WRITTEN EXERCISE
Leave out the pictures and retype only the lines from the opening line to the line that holds "2.65, 2.72, 2.74];", both ends included.

PROVIDED DATA
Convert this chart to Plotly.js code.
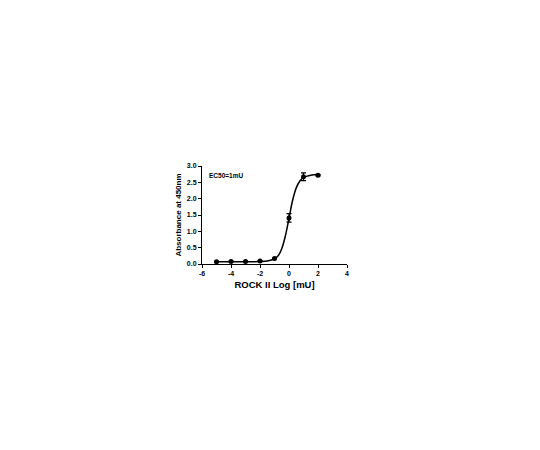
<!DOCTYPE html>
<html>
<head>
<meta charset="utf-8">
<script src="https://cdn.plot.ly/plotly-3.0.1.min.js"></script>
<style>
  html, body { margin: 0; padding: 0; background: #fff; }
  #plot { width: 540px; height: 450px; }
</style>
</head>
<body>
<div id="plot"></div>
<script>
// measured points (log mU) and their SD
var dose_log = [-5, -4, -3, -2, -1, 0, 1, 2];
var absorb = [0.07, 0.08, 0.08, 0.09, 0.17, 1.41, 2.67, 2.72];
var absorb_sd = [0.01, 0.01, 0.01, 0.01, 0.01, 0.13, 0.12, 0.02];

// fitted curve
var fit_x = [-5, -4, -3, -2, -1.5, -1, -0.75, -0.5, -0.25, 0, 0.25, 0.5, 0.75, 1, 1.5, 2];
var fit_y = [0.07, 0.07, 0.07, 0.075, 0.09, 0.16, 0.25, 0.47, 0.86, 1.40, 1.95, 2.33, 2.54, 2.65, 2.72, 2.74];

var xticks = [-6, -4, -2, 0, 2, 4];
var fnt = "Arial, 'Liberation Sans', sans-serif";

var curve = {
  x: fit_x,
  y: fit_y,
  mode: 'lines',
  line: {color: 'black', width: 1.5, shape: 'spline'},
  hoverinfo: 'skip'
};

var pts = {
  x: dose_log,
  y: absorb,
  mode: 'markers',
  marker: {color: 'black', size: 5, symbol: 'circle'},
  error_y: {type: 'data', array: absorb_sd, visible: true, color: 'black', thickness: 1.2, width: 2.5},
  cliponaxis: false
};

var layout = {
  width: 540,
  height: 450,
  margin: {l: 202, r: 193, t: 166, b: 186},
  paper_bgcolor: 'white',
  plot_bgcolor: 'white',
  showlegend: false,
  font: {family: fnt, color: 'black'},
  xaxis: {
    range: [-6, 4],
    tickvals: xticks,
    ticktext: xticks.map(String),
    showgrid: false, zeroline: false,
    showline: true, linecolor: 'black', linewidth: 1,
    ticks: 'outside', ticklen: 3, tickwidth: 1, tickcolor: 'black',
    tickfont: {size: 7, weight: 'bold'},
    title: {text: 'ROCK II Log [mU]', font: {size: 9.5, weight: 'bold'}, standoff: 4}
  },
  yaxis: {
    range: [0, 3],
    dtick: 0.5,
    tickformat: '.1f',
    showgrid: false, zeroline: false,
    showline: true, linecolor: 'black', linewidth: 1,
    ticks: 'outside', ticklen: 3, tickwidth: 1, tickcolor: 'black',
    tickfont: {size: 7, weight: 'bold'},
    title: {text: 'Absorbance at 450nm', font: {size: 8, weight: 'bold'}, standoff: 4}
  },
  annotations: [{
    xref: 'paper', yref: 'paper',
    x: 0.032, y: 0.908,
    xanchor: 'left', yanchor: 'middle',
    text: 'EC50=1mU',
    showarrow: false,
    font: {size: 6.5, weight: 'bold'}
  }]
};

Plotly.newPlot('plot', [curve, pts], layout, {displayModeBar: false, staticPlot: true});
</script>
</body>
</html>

FULL RESPONSE
Convert this chart to Plotly.js code.
<!DOCTYPE html>
<html>
<head>
<meta charset="utf-8">
<script src="https://cdn.plot.ly/plotly-3.0.1.min.js"></script>
<style>
  html, body { margin: 0; padding: 0; background: #fff; }
  #plot { width: 540px; height: 450px; }
</style>
</head>
<body>
<div id="plot"></div>
<script>
// measured points (log mU) and their SD
var dose_log = [-5, -4, -3, -2, -1, 0, 1, 2];
var absorb = [0.07, 0.08, 0.08, 0.09, 0.17, 1.41, 2.67, 2.72];
var absorb_sd = [0.01, 0.01, 0.01, 0.01, 0.01, 0.13, 0.12, 0.02];

// fitted curve
var fit_x = [-5, -4, -3, -2, -1.5, -1, -0.75, -0.5, -0.25, 0, 0.25, 0.5, 0.75, 1, 1.5, 2];
var fit_y = [0.07, 0.07, 0.07, 0.075, 0.09, 0.16, 0.25, 0.47, 0.86, 1.40, 1.95, 2.33, 2.54, 2.65, 2.72, 2.74];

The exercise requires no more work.